What is perhaps Harrison's most well-known contribution to literary circles, although not many people are aware of his direct contribution, are the Shakespeare Penguin Classics, for which he was general editor. These relatively cheap, paperback copies were "intended for serious readers of books who preferred owning their own cop[ies]." Harrison also edited the Harcourt Brace College Shakespeare.

Harrison is also known for his many works on Shakespeare and his synthetic Elizabethan and Jacobean Journals. During his own studies, Harrison noticed that while there were notable books that centered on and analyzed Shakespeare, there was "nothing cheap, popular and portable." This led to Shakespeare: The Man and his Stage in 1923, which was written in collaboration with E. A. G. Lamborn. The book centered on Shakespeare, his plays, and the traditions of the time they were written in. In reviews, it was held up as successfully providing valuable academic content in simple, engaging and easy to understand language. Harrison found a way to convey historic events in a creative and engaging way in his Elizabethan Journals which included An Elizabethan Journal: Being a Record of Those Things Most Talked of During the Years 1591-1594,'A Second Elizabethan Journal and A Last Elizabethan Journal. In his Jacobean Journals, Harrison proves adept at writing in and simulating seventeenth century style prose. As in the Elizabethan Journals, Harrison searches through primary historical evidence and weaves it into an engaging narrative in the form of multiple journals published under the titles: A Jacobean Journal: Being a Record of Those Things Most Talked of During the Years 1603-1606, and A Second Jacobean Journal: 1607-1610. Other notable works include biographies centered on John Bunyan and the Earl of Essex (G. B. Harrison Papers, Biography).

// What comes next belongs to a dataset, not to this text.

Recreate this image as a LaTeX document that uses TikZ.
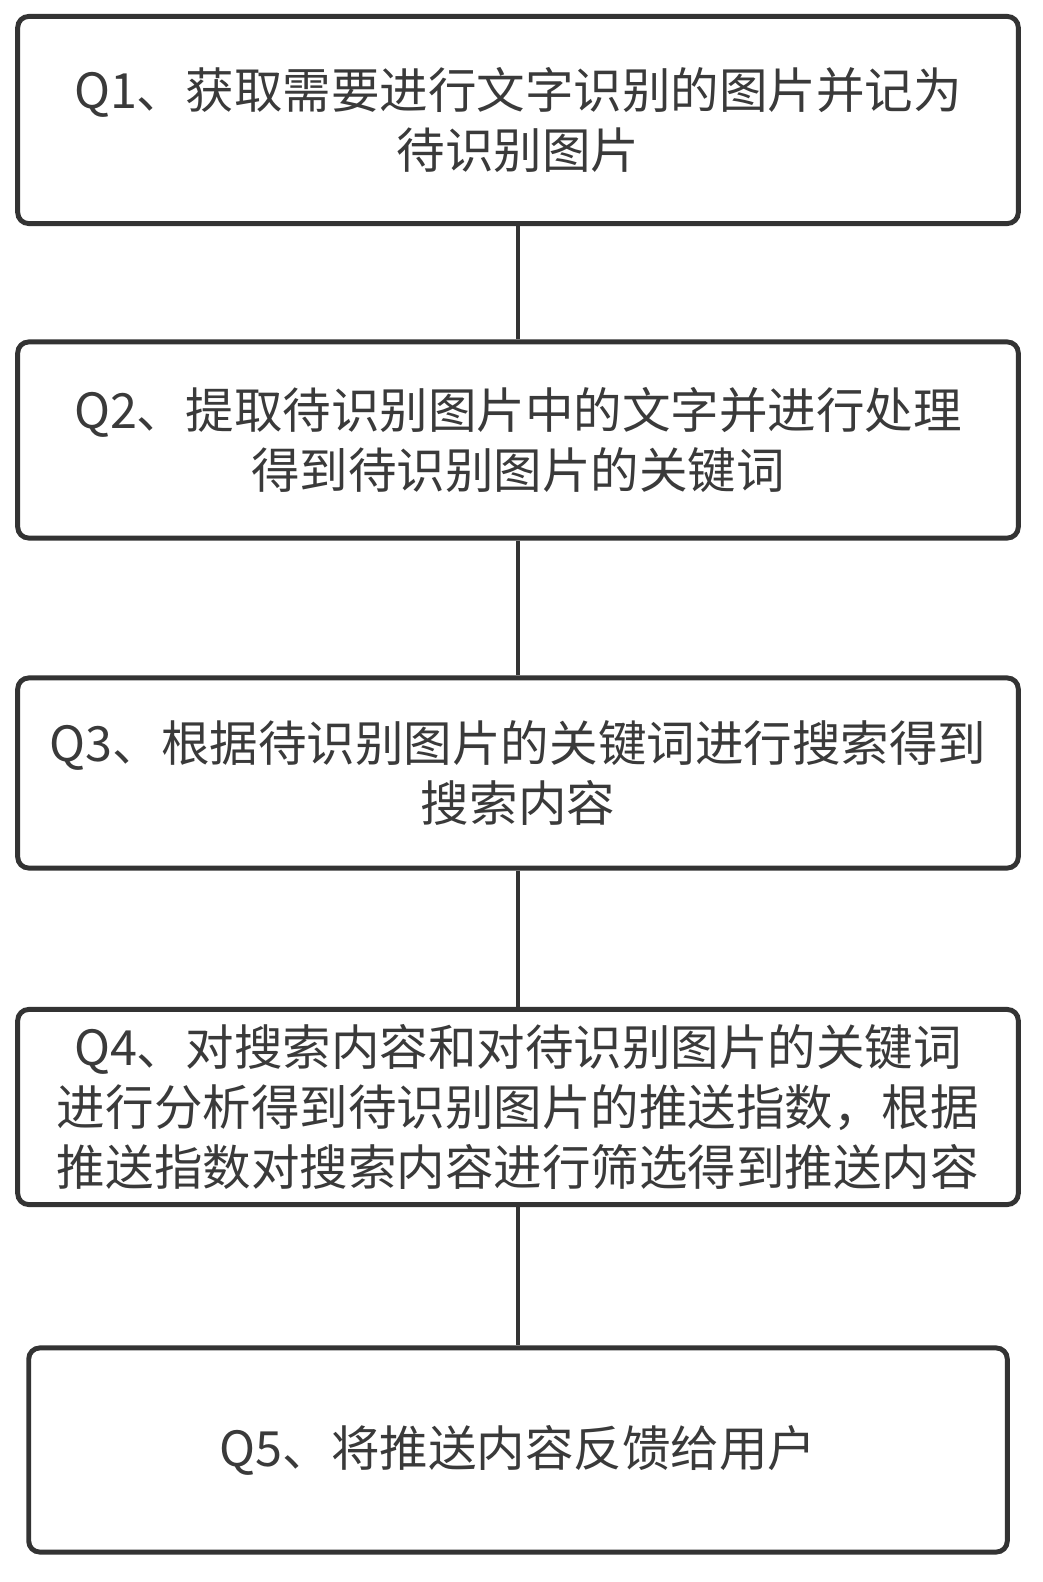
\documentclass[tikz,border=0pt]{standalone}
\usepackage{fontspec}
\setmainfont{Noto Sans CJK SC}
\usepackage{tikz}

\definecolor{boxline}{HTML}{333333}
\definecolor{boxtext}{HTML}{3A3A3A}
\tikzset{
  stepbox/.style={draw=boxline, line width=1.4pt, rounded corners=0.11cm,
    minimum width=10.0cm, text width=9.5cm, align=center, text=boxtext,
    font=\fontsize{13.8pt}{17.1pt}\selectfont, inner sep=0pt},
  link/.style={draw=boxline, line width=1.4pt}
}

\begin{document}
\begin{tikzpicture}[x=0.01cm, y=-0.01cm]
  \useasboundingbox (0,0) rectangle (1043,1582);
  \node[stepbox, minimum height=2.07cm] (q1) at (518,120) {Q1、获取需要进行文字识别的图片并记为\\待识别图片};
  \node[stepbox, minimum height=1.96cm] (q2) at (518,440) {Q2、提取待识别图片中的文字并进行处理\\得到待识别图片的关键词};
  \node[stepbox, minimum height=1.90cm] (q3) at (518,773) {Q3、根据待识别图片的关键词进行搜索得到\\搜索内容};
  \node[stepbox, minimum height=1.95cm] (q4) at (518,1107) {Q4、对搜索内容和对待识别图片的关键词\\进行分析得到待识别图片的推送指数，根据\\推送指数对搜索内容进行筛选得到推送内容};
  \node[stepbox, minimum height=2.04cm, minimum width=9.78cm] (q5) at (518,1450) {Q5、将推送内容反馈给用户};
  \draw[link] (q1) -- (q2) (q2) -- (q3) (q3) -- (q4) (q4) -- (q5);
\end{tikzpicture}
\end{document}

In 1962, Harrison published The Profession of English. It was to fill the role of a textbook of sorts, and, according to an education orientated reviewer, succeeded as a worthy "pedagogical autobiography." Instead of solely focusing on just the professor, the book also questions and encourages what students think. Harrison's original goal, as he states in the introduction, was to answer a question that his graduate assistant had earnestly asked as the pair were walking through Angell Hall at the University of Michigan. His graduate assistant boldly inquired after what Harrison was "trying to accomplish in [his] teaching and study of English literature." After pursuing various lines of inquiry with professors in all areas of the department, Harrison realized that no one had a ready and genuine answer to his graduate assistant's question. Not even Harrison himself had been able to answer without circling around the heart of the matter. Thus, in The Profession of English, Harrison sets out to answer this question and explore the broader implications of reading and studying English.

While G. B. Harrison was interested in and did write fiction, he ultimately ended up only publishing one novel. The Fires of Arcadia was published in 1956. It follows the life of a young lad and describes the various adventures that pepper his college experience.

Later, in 1985, Harrison published his memoir, One Man in His Time. He explores all aspects of and tries to make sense of his life in regards to the snippets of memory that pertain to the ordinary, everyday events of life. Everyone is, in a sense, only a product of the time that he or she lives in.

==Later years and retirement==
After a long, successful career, G. B. Harrison and Dorothy retired to New Zealand, and Harrison wrote and published his memoir. George Bagshawe Harrison died at his New Zealand home on 1 November 1991.